Nous réalisons des audits internes, comme la norme l’impose, mais à un rythme plus soutenu qu’exigé – en moyenne tous les trois mois. J’ai une bonne équipe d’auditeurs volontaires qui accompagnent les acteurs qualité en déployant une dimension pédagogique encore nécessaire. Ces audits nous permettent de détecter des espaces d’amélioration. Qui plus est, chacun peut proposer des idées pour perfectionner le système.
Quels sont vos chantiers actuels ?
Tout d’abord, travailler à un respect des délais encore plus poussé puisque, dorénavant, nous connaissons avec plus de précision le temps nécessaire à la réalisation des multiples étapes. Plus largement, nous poursuivons nos efforts avec la même intensité et avec un rythme soutenu d’audits internes et de revues de direction. Car nous allons vers l’audit de suivi n° 2 (juin 2008), plus sévère. Je vais organiser cette année des réunions de communication qualité après chaque revue de direction pour faire un point sur le bilan des audits, l’analyse des indicateurs et les actions correctives décidées. Je voudrais créer des lieux d’échange « méthode » entre tous les acteurs concernés.
Allez-vous étendre le périmètre de votre démarche ?
Oui, nous sommes prêts pour lancer l’étape suivante : la certification de la phase exécution des marchés de travaux. Nous allons constituer, dès la rentrée, des groupes de travail que j’animerai. Seront impliqués les acteurs actuels, auxquels se joindront les agents dont la mission principale est de suivre les chantiers. Puis, en septembre 2008, nous mettrons en œuvre le système qualité sur la phase exécution. De façon à nous présenter en juin 2009 à l’audit de renouvellement sur une activité étendue : passation et exécution.
Nous envisageons une extension à la phase d’entretien des bâtiments par la suite.
Avez-vous le sentiment d’être des pionniers ?
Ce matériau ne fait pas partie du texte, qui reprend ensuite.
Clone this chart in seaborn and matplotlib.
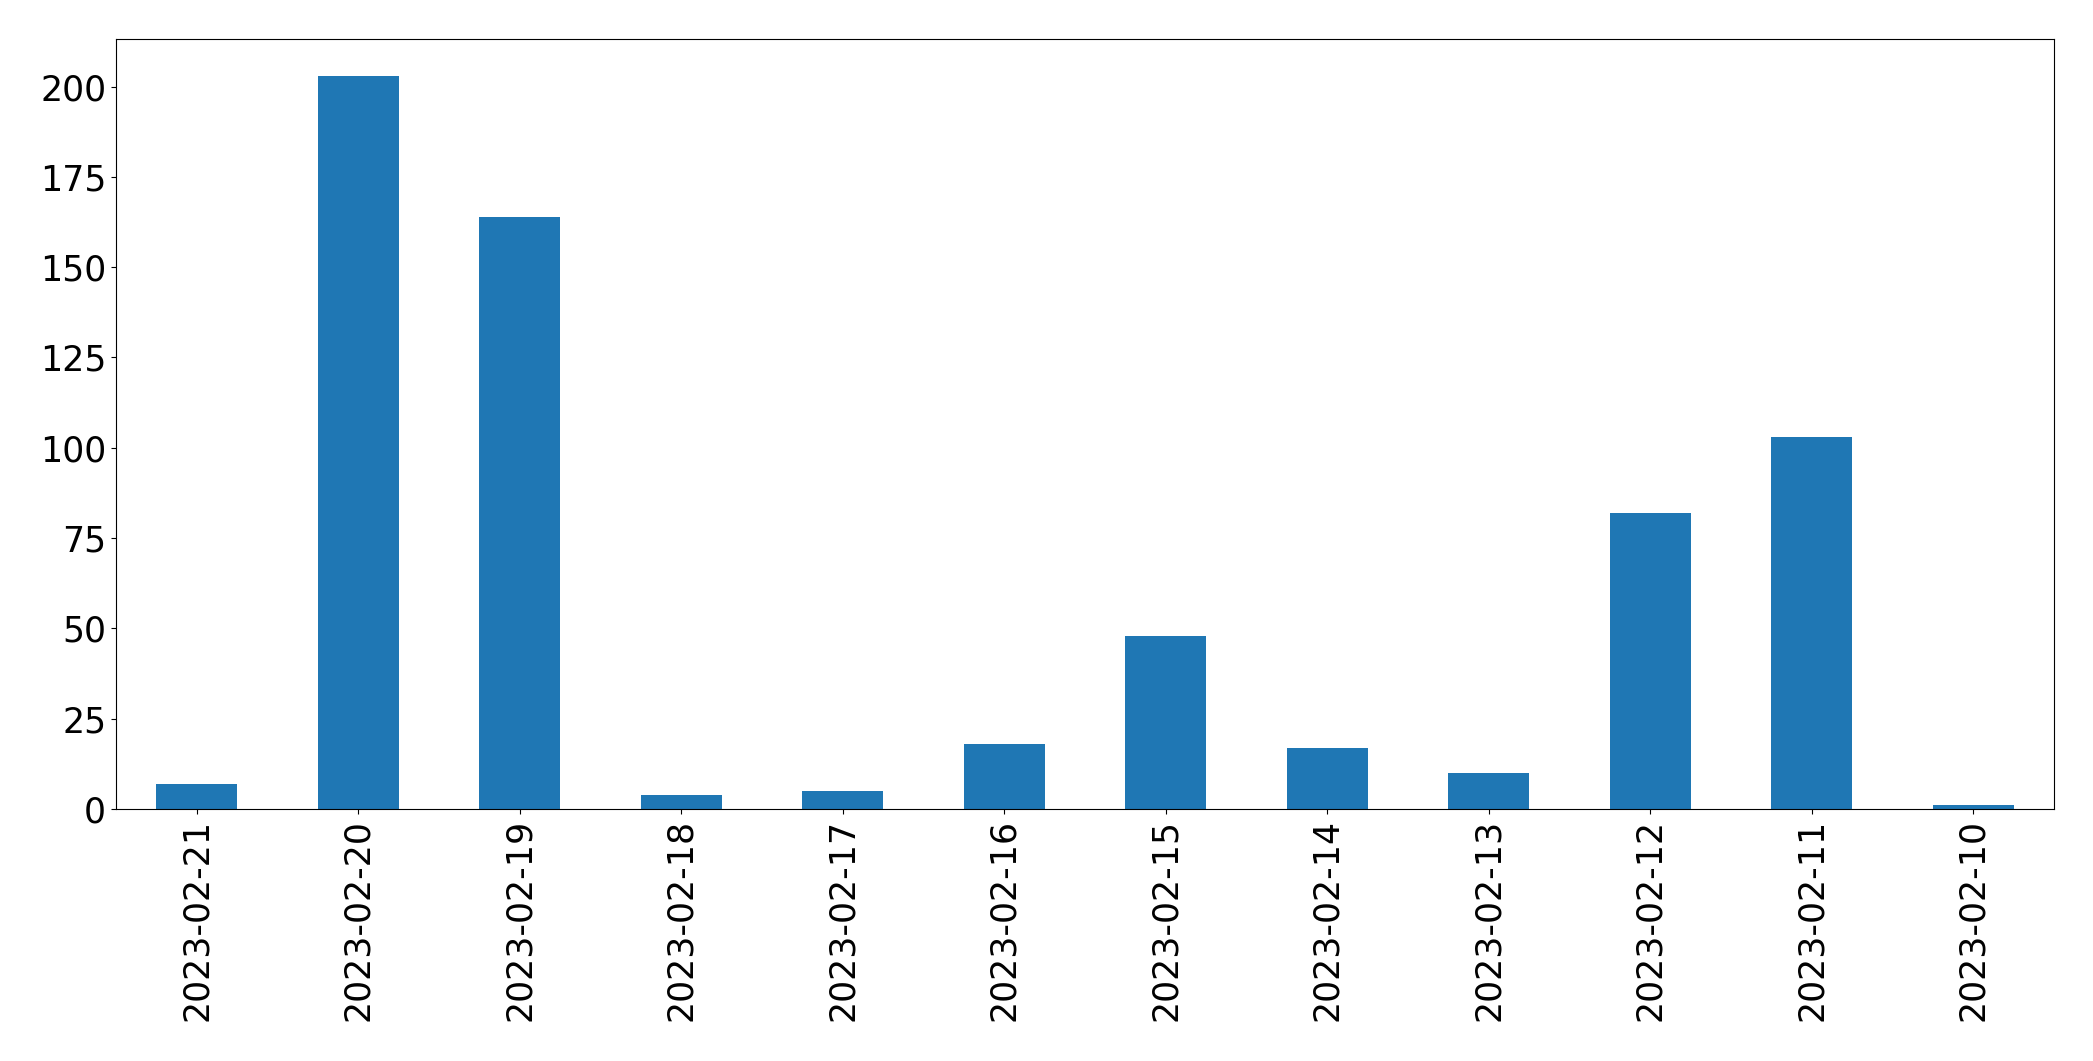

La démarche est assez rare dans le secteur public. Nous sommes le premier conseil général d’Ile-de-France à nous y être engagés. La norme ISO 9001 est un instrument solide, qui peut s’appliquer à toute structure. Elle permet d’accompagner le changement de culture, d’obtenir une meilleure efficacité en interne et de fournir un meilleur service aux usagers.